When going through a divorce, disentangling is the hardest part. The divorce decree only does so much and no more. Couples still need to do a lot of the legwork when it comes to closing accounts to protect themselves. One reason for this is that many exes continue to share joint accounts to care for the children or to handle spousal support.
Subsequently, joint accounts do not automatically close after a divorce. Exes might need to make that request formally. Whenever possible, it might also make sense to close some accounts ahead of the divorce, such as credit card accounts.
Business Insider reminds readers that even if one party agrees to take responsibility for a joint credit card account, if both parties remain on the account, both parties are liable. There is no telling how a person’s finances might stretch after a divorce, so this might prove risky even when the spouse usually displayed responsible spending habits. When the spouse is not responsible or a lot of friction exists, one spouse might deliberately run up the bill to spite the other person.

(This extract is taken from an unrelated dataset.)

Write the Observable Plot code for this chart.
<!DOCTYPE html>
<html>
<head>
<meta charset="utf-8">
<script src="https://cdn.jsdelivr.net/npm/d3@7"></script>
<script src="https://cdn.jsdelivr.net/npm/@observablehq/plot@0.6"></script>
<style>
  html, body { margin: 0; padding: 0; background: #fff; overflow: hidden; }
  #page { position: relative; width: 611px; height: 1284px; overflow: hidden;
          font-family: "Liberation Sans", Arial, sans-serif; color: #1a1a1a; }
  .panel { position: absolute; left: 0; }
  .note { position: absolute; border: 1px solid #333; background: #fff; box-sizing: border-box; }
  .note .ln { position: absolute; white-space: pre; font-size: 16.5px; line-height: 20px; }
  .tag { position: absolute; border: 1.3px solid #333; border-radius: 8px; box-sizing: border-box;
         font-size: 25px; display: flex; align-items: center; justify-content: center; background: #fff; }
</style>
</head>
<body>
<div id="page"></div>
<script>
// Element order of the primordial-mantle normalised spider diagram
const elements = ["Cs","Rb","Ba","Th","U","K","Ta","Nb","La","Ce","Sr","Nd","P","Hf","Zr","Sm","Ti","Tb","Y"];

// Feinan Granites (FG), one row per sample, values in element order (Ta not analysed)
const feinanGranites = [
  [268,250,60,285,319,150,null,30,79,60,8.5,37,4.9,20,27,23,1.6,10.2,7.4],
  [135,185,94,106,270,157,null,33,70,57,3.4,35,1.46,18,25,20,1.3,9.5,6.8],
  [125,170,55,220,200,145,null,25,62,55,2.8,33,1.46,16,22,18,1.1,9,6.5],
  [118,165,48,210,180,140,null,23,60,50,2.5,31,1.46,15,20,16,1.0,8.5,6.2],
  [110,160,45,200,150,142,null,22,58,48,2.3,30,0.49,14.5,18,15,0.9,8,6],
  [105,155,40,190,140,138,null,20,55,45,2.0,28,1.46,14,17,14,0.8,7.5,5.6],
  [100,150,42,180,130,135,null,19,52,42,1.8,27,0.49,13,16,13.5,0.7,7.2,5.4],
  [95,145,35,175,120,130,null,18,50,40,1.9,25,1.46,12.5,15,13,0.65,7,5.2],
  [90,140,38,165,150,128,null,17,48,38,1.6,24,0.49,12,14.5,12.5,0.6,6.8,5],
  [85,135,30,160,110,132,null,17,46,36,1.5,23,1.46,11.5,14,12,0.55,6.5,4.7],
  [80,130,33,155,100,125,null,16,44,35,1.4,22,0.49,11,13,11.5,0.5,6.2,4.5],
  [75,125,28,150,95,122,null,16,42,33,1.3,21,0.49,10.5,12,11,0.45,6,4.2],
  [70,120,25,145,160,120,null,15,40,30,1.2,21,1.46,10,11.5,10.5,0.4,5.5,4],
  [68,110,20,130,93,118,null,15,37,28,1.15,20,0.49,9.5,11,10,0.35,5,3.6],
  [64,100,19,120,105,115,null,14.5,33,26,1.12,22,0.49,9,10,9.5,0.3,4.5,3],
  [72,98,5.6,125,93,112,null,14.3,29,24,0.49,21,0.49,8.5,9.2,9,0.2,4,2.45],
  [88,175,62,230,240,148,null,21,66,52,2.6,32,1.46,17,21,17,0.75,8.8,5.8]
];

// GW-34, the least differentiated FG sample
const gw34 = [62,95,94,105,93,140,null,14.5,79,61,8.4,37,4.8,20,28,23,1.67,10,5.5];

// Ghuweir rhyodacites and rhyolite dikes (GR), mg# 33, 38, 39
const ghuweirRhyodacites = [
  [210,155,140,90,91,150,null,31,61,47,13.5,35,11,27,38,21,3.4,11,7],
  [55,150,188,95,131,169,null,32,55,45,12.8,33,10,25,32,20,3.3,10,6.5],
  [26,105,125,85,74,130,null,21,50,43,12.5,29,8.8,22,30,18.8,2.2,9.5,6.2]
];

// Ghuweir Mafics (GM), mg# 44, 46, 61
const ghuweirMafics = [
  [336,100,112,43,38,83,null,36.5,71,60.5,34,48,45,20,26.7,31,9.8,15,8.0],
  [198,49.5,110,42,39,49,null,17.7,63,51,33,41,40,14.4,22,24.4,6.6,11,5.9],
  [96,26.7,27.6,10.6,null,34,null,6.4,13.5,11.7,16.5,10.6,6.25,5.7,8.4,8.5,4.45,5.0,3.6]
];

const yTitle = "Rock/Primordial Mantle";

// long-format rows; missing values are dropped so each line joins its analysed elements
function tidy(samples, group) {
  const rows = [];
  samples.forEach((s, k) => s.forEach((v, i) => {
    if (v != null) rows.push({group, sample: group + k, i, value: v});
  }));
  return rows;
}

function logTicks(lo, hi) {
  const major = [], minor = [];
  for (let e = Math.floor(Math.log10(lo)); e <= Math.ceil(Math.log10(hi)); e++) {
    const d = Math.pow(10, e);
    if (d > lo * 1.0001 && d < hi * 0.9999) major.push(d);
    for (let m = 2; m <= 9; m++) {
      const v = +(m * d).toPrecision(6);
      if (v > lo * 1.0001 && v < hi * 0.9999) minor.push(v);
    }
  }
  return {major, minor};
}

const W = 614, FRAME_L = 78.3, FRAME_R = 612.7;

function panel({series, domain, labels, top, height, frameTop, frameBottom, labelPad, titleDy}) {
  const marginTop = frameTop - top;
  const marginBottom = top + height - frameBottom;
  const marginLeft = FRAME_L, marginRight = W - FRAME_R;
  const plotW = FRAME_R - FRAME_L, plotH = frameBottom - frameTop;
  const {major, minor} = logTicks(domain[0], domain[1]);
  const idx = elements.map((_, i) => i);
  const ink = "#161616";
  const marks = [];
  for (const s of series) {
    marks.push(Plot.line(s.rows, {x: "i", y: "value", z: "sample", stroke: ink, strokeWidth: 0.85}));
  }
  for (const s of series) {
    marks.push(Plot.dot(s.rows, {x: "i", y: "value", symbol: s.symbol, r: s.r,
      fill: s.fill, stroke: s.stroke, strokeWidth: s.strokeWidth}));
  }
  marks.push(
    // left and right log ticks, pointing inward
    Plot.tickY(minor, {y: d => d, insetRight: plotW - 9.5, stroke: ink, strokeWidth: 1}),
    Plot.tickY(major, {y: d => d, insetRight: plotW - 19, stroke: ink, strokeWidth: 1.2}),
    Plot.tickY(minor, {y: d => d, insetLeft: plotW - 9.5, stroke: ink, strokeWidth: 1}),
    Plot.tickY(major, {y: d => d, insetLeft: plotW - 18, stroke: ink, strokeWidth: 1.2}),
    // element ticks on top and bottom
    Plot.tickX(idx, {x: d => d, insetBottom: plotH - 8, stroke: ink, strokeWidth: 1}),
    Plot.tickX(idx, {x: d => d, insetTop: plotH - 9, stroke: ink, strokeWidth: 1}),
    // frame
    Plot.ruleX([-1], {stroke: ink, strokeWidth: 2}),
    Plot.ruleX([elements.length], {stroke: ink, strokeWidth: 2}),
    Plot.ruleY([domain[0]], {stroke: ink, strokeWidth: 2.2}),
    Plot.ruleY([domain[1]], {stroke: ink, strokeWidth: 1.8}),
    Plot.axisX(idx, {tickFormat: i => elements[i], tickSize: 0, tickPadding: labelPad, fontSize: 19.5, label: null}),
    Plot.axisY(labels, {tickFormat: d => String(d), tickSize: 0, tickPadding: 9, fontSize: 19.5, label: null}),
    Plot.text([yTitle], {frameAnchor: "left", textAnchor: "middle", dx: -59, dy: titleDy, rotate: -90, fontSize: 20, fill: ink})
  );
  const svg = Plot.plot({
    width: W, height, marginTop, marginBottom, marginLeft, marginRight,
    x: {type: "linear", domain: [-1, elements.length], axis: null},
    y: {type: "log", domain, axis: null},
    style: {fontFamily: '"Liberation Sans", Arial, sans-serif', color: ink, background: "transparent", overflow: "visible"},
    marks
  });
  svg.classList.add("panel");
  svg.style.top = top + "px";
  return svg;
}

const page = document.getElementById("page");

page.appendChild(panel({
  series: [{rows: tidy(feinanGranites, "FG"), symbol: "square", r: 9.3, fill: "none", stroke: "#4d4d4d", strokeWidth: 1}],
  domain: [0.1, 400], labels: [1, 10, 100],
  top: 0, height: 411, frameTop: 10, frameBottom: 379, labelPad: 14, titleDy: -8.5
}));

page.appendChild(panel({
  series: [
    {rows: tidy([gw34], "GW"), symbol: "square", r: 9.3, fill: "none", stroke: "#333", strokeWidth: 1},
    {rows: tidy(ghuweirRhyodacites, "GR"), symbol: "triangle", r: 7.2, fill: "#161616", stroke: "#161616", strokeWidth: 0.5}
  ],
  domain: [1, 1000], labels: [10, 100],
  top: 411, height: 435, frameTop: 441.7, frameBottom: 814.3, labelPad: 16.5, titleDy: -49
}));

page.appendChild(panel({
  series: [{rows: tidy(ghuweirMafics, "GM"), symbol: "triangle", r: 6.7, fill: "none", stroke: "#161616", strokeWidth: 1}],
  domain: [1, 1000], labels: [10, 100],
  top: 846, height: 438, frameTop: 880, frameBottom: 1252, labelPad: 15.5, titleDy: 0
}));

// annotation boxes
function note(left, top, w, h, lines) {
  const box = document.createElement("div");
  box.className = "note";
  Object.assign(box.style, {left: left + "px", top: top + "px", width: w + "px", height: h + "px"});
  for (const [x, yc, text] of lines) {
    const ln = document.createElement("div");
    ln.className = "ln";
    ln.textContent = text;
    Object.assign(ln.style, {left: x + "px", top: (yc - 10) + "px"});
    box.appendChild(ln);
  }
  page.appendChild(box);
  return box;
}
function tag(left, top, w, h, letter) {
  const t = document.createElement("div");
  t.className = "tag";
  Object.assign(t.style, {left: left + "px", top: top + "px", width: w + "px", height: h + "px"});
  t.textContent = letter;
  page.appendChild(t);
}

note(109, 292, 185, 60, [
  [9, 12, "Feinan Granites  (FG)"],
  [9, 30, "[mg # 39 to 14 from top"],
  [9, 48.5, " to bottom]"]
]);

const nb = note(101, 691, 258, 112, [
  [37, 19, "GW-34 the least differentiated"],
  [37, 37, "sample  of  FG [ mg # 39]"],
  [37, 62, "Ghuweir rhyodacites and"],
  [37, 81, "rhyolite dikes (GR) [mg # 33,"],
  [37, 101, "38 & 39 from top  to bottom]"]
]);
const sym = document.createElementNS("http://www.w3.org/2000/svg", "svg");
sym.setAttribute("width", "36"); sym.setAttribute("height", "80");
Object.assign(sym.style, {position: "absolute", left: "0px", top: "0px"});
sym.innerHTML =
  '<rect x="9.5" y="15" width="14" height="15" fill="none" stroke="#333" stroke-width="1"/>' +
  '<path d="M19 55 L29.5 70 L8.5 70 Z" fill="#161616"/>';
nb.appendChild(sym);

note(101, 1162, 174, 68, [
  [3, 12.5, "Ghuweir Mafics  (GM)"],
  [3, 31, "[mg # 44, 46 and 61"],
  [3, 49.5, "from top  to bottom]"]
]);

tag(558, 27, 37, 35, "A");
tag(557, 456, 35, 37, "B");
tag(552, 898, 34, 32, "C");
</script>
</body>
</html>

Experian says it is important to remember that creditors might not pay any attention to divorce contracts as their contracts are with both parties. Because of this, removing spouses as authorized users is important. Things become even more complicated in community property states, as creditors might hold both parties accountable regardless of whose name the accounts are in. Thankfully, Florida is not a community property state, so removing authorized users or closing the accounts altogether might help.
Divorce is a difficult time for all parties involved. There is an adjustment period required and even the person who first requested the divorce might feel pressured by going from sharing burdens to handling everything alone.